Nach den S21-Krawallen ist ein verletzter Beamter wieder auf dem Weg der Besserung. Die Stimmung zwischen Polizei und Projektgegnern bleibt vergiftet.

Stuttgart - Der bei Protesten an der Stuttgart-21-Baustelle schwer verletzte Polizist ist aus dem Krankenhaus entlassen worden. „Der Mann ist noch sehr mitgenommen“, sagte Polizeisprecher Stefan Keilbach am Mittwoch in Stuttgart. Gegner und Polizei streiten darüber, wie heftig die Proteste überhaupt waren. Der Landesvorsitzende der Gewerkschaft der Polizei (GdP), Rüdiger Seidenspinner, sieht unter den Stuttgart-21-Gegnern militante Provokateure am Werk. „Die Ereignisse vom Montag sind ein Zeichen, dass eine kleine Gruppe die Eskalation haben wollte“, sagte Seidenspinner der Nachrichtenagentur dpa. „Die Tatsache, dass Bauschaum verwendet wurde, ist ein Beispiel für Vorbereitung und dafür, dass etwas kaputtgemacht werden sollte.“ Die Projektgegner halten der Polizei dagegen vor, Provokateure eingesetzt zu haben.

 

Mit Videos auf der Web-Plattform YouTube wollen die Demonstranten nachweisen, dass die Stimmung deutlich friedlicher war, als es die Polizei behauptet. Nach Angaben der Ermittler waren am Montagabend bei der Besetzung eines Gebäudes zur Grundwasserbehandlung insgesamt neun Beamte verletzt worden. Außerdem sei unter anderem an Rohren und Baustellenfahrzeugen ein Schaden von 1,5 Millionen Euro entstanden. Die Aktivisten der entschiedensten S21-Gegnergruppe, den „Parkschützern“, wiesen Vorwürfe zurück, dass Gewalt gegen Polizisten ausgeübt wurde. Sprecher Matthias von Herrmann sprach von einer „fröhlichen Feierabendstimmung“. Videos würden dies beweisen.

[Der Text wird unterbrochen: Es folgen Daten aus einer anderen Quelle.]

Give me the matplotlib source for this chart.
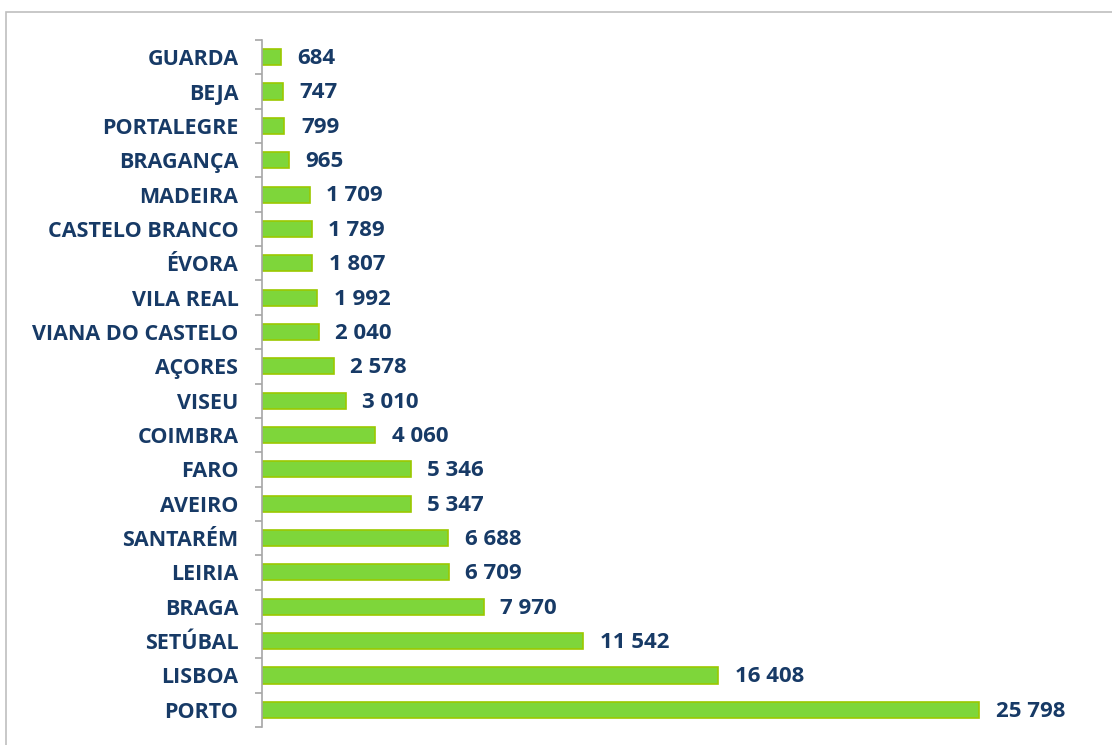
import numpy as np
import matplotlib.pyplot as plt
from matplotlib.patches import Rectangle

districts = ["GUARDA", "BEJA", "PORTALEGRE", "BRAGANÇA", "MADEIRA", "CASTELO BRANCO",
             "ÉVORA", "VILA REAL", "VIANA DO CASTELO", "AÇORES", "VISEU", "COIMBRA",
             "FARO", "AVEIRO", "SANTARÉM", "LEIRIA", "BRAGA", "SETÚBAL", "LISBOA", "PORTO"]
values = [684, 747, 799, 965, 1709, 1789, 1807, 1992, 2040, 2578, 3010, 4060,
          5346, 5347, 6688, 6709, 7970, 11542, 16408, 25798]


def fmt(v):
    return f"{v:,}".replace(",", " ")


plt.rcParams["font.family"] = ["Open Sans", "DejaVu Sans"]
text_color = "#173A66"

fig = plt.figure(figsize=(11.12, 7.45), dpi=100)
fig.patches.append(Rectangle((6 / 1112, -0.1), 1.2, 1 - 12 / 745 + 0.1,
                             transform=fig.transFigure, fill=False,
                             edgecolor="#BFBFBF", linewidth=1.2))
ax = fig.add_axes([262 / 1112, 18 / 745, 834 / 1112, 687 / 745])

y = np.arange(len(districts))[::-1]
ax.barh(y, values, height=0.47, color="#7ED63A", edgecolor="#9BC800", linewidth=1.2)

for yi, v in zip(y, values):
    ax.annotate(fmt(v), (v, yi), xytext=(12, -1), textcoords="offset points",
                va="center", ha="left", fontsize=16, fontweight="bold", color=text_color)

ax.set_xlim(0, 30000)
ax.set_ylim(-0.5, len(districts) - 0.5)
ax.set_yticks(y)
ax.set_yticklabels(districts, fontsize=15.5, fontweight="bold", color=text_color)
ax.set_yticks(np.arange(-0.5, len(districts)), minor=True)
ax.tick_params(axis="y", which="major", length=0, pad=17)
ax.tick_params(axis="y", which="minor", length=5, color="#A6A6A6", width=1.2)
ax.set_xticks([])
for side in ["top", "right", "bottom"]:
    ax.spines[side].set_visible(False)
ax.spines["left"].set_color("#A6A6A6")
ax.spines["left"].set_linewidth(1.2)

fig.savefig("out.png", dpi=100)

Die Ermittlungen der Polizei deuten auf eine andere Dimension hin. Nach der Erstürmung der Baustelle waren 16 Menschen festgenommen worden, von denen einer laut Polizeisprecher Keilbach noch in Untersuchungshaft sitzt. Der 48-Jährige hatte eine offene Bewährungsstrafe wegen anderer Delikte. Bei den anderen wurden die Personalien erhoben, sie haben mit Anzeigen etwa wegen Land-, Hausfriedensbruch oder Sachbeschädigung zu rechnen.

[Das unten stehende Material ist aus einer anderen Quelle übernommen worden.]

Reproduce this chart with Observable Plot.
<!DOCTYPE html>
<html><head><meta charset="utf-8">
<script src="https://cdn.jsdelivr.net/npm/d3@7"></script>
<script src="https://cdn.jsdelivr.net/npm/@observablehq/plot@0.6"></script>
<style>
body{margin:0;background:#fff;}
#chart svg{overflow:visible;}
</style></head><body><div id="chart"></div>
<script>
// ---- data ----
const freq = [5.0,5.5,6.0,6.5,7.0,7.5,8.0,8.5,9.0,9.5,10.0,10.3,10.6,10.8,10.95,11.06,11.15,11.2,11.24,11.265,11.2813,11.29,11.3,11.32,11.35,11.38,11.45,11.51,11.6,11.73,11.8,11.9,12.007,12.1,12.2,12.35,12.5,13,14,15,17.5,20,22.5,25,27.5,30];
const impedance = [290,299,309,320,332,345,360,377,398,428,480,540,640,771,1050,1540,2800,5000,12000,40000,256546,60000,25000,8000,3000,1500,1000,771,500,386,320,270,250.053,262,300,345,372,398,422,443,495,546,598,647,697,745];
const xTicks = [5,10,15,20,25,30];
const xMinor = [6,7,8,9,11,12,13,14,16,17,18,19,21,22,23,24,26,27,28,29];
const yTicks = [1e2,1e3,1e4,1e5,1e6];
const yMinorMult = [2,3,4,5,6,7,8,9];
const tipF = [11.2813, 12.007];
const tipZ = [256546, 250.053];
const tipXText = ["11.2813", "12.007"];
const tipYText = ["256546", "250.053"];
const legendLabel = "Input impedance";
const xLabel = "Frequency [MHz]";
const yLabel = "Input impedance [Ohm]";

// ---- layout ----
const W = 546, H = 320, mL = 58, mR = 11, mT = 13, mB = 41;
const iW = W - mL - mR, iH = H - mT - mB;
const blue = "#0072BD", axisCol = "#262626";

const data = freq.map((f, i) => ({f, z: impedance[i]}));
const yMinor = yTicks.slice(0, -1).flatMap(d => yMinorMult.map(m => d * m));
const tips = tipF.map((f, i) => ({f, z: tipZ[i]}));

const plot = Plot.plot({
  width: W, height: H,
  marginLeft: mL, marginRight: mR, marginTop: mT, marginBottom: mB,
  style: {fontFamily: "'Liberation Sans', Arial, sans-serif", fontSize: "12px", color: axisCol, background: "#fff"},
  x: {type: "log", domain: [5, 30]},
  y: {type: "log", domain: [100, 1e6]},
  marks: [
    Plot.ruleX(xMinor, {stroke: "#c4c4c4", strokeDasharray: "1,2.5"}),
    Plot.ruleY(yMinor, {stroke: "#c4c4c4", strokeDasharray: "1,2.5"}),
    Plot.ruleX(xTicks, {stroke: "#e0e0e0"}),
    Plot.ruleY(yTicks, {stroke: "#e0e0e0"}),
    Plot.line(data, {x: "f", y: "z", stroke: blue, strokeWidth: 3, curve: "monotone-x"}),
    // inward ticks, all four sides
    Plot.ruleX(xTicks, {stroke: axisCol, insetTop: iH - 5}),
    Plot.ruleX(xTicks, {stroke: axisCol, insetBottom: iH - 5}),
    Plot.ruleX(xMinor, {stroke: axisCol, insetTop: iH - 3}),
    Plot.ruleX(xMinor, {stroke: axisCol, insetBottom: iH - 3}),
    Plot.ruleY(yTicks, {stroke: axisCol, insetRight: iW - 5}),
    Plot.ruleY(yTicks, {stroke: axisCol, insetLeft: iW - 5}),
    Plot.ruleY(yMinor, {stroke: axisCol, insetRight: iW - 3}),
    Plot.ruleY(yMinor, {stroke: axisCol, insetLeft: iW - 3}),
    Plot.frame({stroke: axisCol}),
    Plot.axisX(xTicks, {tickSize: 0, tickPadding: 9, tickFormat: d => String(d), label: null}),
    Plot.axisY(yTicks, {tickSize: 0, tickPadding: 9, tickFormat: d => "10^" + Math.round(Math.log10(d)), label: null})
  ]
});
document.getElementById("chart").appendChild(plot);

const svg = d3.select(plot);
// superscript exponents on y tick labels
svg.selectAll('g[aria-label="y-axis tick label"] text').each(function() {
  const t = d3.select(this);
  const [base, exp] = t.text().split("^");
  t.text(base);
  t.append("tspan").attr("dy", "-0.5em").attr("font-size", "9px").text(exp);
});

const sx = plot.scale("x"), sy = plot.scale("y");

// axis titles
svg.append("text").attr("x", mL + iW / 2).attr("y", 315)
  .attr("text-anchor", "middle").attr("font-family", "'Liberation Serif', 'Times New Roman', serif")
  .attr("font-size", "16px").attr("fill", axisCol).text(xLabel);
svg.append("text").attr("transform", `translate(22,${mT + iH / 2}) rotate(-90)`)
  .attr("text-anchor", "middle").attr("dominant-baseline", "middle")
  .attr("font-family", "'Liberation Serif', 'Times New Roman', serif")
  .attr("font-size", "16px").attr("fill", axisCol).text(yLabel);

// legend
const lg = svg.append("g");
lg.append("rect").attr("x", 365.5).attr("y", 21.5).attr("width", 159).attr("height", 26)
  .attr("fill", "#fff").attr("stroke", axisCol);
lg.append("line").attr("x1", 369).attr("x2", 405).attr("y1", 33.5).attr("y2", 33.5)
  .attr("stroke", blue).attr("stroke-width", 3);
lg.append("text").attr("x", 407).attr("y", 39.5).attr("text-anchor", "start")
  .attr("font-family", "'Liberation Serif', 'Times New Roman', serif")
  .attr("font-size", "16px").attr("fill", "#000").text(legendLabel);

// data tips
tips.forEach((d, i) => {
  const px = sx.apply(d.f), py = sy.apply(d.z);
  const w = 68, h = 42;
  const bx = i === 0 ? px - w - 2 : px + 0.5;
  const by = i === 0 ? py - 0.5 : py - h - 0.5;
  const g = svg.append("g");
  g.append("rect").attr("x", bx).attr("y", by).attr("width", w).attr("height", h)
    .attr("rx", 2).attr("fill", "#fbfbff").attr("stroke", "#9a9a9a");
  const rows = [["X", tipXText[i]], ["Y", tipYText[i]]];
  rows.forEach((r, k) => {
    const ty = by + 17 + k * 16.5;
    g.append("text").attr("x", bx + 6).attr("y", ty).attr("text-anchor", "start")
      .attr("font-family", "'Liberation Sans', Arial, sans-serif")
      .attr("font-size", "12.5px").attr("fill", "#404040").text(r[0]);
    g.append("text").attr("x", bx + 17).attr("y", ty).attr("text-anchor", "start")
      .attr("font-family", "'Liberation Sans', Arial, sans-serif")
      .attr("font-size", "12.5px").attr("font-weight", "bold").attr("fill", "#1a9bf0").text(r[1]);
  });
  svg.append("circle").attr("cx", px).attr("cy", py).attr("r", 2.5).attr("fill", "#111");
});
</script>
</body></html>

Polizei sichtet noch das Videomaterial

Zu den Videos sagte Keilbach: „Die Videoaufnahmen stellen nur einen Teil der Wahrheit und sicherlich nicht die Wahrnehmung der Betroffenen wirklich dar. Man sieht nur Ausschnitte und häufig bewusst gewählte Blickrichtungen.“ Aufnahmen zeigen einen Mann, bei dem es sich nach Angaben der Demonstranten um den schwer verletzten Beamten handeln soll. Er hat keine äußerlich sichtbaren Verletzungen am Kopf. Keilbach sagte, dass ein Polizist bei der Attacke am Montagabend durch Stuttgart-21-Gegner am Kopf und Hals verletzt worden war, aber keine offenen Wunden davongetragen habe.

Derzeit sichtet die Polizei einige Stunden Videomaterial. Hinweise auf die Täter im Fall des Schwerverletzten hätten sich noch nicht ergeben, fügte Keilbach hinzu. Staatsanwaltschaft und Polizei ermitteln wegen versuchten Totschlags.

Die Bahn sieht das Land in der Pflicht, die Sicherheit der weiteren Bauarbeiten zu gewährleisten. „Das Land muss sicherstellen, dass keine neuen Straftaten verübt werden“, sagte Projektsprecher Wolfgang Dietrich. Insbesondere Verkehrsminister Winfried Hermann (Grüne) dürfe nicht weiter den Eindruck erwecken, die Bahn habe kein Baurecht und baue damit illegal.